** Exercise **
Transcribe the material in full. Nothing should differ except that the pictures are left out.

** Excerpted data **
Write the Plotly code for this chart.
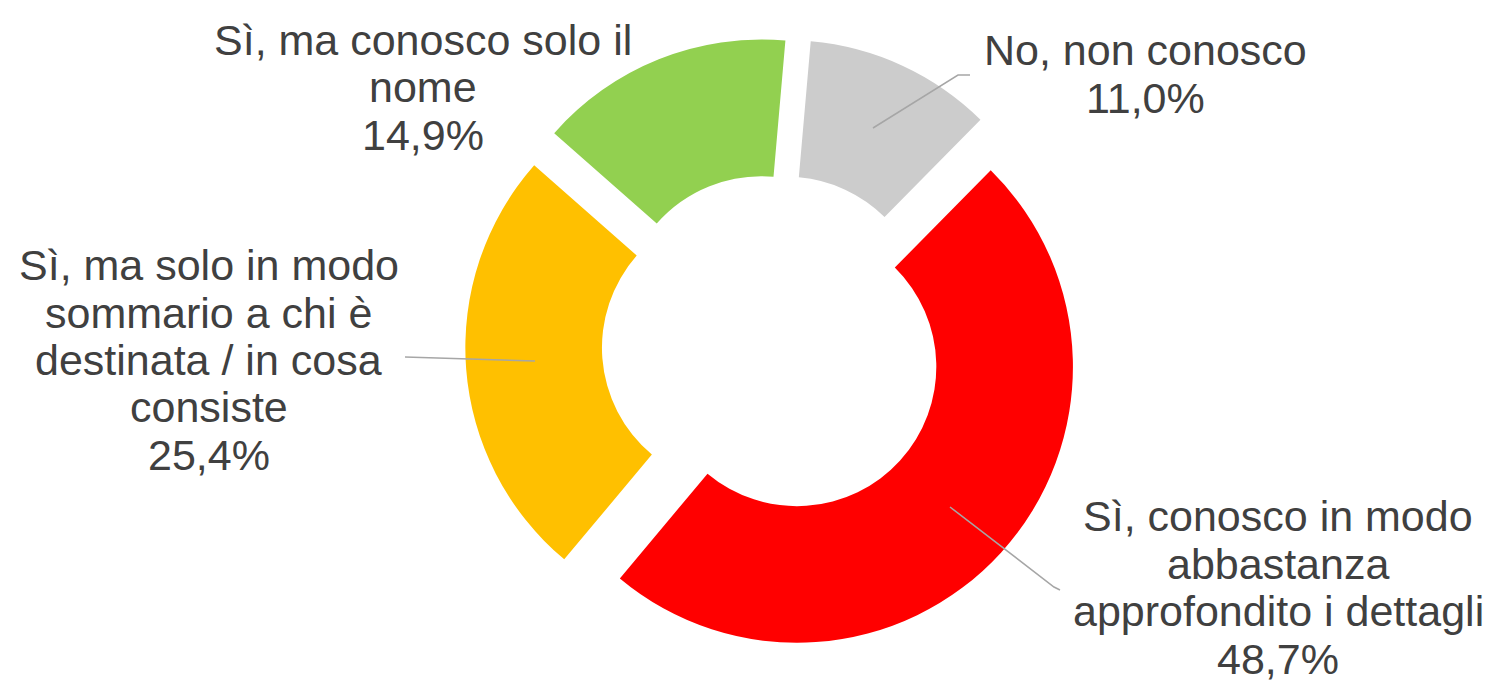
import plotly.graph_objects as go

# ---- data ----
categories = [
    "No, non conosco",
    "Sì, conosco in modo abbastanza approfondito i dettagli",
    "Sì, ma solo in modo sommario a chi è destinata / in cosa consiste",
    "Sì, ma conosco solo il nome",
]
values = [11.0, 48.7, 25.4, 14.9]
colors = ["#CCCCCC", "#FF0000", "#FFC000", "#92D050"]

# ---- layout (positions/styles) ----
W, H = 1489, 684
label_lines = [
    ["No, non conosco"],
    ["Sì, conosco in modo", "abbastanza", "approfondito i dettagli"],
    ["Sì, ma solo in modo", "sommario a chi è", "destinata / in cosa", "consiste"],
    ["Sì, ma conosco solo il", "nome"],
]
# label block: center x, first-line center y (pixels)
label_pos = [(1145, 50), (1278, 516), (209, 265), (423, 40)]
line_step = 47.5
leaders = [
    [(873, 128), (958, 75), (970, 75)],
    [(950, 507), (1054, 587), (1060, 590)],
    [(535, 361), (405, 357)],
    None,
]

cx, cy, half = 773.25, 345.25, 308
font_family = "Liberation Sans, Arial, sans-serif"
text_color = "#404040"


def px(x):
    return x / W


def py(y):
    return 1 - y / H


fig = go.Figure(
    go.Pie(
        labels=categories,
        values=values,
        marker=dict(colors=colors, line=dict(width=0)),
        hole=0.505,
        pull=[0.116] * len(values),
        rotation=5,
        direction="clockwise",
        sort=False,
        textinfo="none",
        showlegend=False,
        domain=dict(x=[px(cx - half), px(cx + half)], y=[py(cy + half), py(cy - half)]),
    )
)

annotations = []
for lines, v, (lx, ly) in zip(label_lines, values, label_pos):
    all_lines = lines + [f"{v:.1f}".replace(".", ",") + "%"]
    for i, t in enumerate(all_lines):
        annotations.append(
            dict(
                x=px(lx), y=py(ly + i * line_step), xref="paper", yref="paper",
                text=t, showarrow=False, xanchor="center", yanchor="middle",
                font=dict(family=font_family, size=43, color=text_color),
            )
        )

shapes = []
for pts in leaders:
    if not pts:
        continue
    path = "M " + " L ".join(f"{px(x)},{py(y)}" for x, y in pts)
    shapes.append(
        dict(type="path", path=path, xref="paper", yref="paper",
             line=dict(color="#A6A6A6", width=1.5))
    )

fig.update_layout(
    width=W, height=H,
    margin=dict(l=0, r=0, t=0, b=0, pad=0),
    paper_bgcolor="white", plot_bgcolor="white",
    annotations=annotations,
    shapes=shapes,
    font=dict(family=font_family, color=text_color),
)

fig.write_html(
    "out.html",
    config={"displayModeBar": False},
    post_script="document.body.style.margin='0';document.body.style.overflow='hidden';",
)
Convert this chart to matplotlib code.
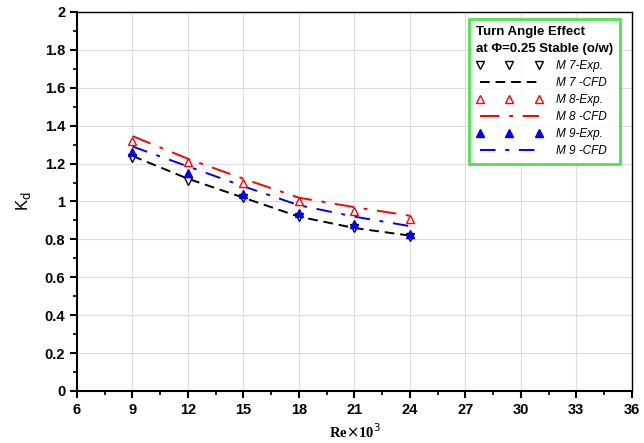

** The output **
Write the Plotly code for this chart.
import plotly.graph_objects as go

# ---- data ----
categories = [
    "No, non conosco",
    "Sì, conosco in modo abbastanza approfondito i dettagli",
    "Sì, ma solo in modo sommario a chi è destinata / in cosa consiste",
    "Sì, ma conosco solo il nome",
]
values = [11.0, 48.7, 25.4, 14.9]
colors = ["#CCCCCC", "#FF0000", "#FFC000", "#92D050"]

# ---- layout (positions/styles) ----
W, H = 1489, 684
label_lines = [
    ["No, non conosco"],
    ["Sì, conosco in modo", "abbastanza", "approfondito i dettagli"],
    ["Sì, ma solo in modo", "sommario a chi è", "destinata / in cosa", "consiste"],
    ["Sì, ma conosco solo il", "nome"],
]
# label block: center x, first-line center y (pixels)
label_pos = [(1145, 50), (1278, 516), (209, 265), (423, 40)]
line_step = 47.5
leaders = [
    [(873, 128), (958, 75), (970, 75)],
    [(950, 507), (1054, 587), (1060, 590)],
    [(535, 361), (405, 357)],
    None,
]

cx, cy, half = 773.25, 345.25, 308
font_family = "Liberation Sans, Arial, sans-serif"
text_color = "#404040"


def px(x):
    return x / W


def py(y):
    return 1 - y / H


fig = go.Figure(
    go.Pie(
        labels=categories,
        values=values,
        marker=dict(colors=colors, line=dict(width=0)),
        hole=0.505,
        pull=[0.116] * len(values),
        rotation=5,
        direction="clockwise",
        sort=False,
        textinfo="none",
        showlegend=False,
        domain=dict(x=[px(cx - half), px(cx + half)], y=[py(cy + half), py(cy - half)]),
    )
)

annotations = []
for lines, v, (lx, ly) in zip(label_lines, values, label_pos):
    all_lines = lines + [f"{v:.1f}".replace(".", ",") + "%"]
    for i, t in enumerate(all_lines):
        annotations.append(
            dict(
                x=px(lx), y=py(ly + i * line_step), xref="paper", yref="paper",
                text=t, showarrow=False, xanchor="center", yanchor="middle",
                font=dict(family=font_family, size=43, color=text_color),
            )
        )

shapes = []
for pts in leaders:
    if not pts:
        continue
    path = "M " + " L ".join(f"{px(x)},{py(y)}" for x, y in pts)
    shapes.append(
        dict(type="path", path=path, xref="paper", yref="paper",
             line=dict(color="#A6A6A6", width=1.5))
    )

fig.update_layout(
    width=W, height=H,
    margin=dict(l=0, r=0, t=0, b=0, pad=0),
    paper_bgcolor="white", plot_bgcolor="white",
    annotations=annotations,
    shapes=shapes,
    font=dict(family=font_family, color=text_color),
)

fig.write_html(
    "out.html",
    config={"displayModeBar": False},
    post_script="document.body.style.margin='0';document.body.style.overflow='hidden';",
)
Convert this chart to matplotlib code.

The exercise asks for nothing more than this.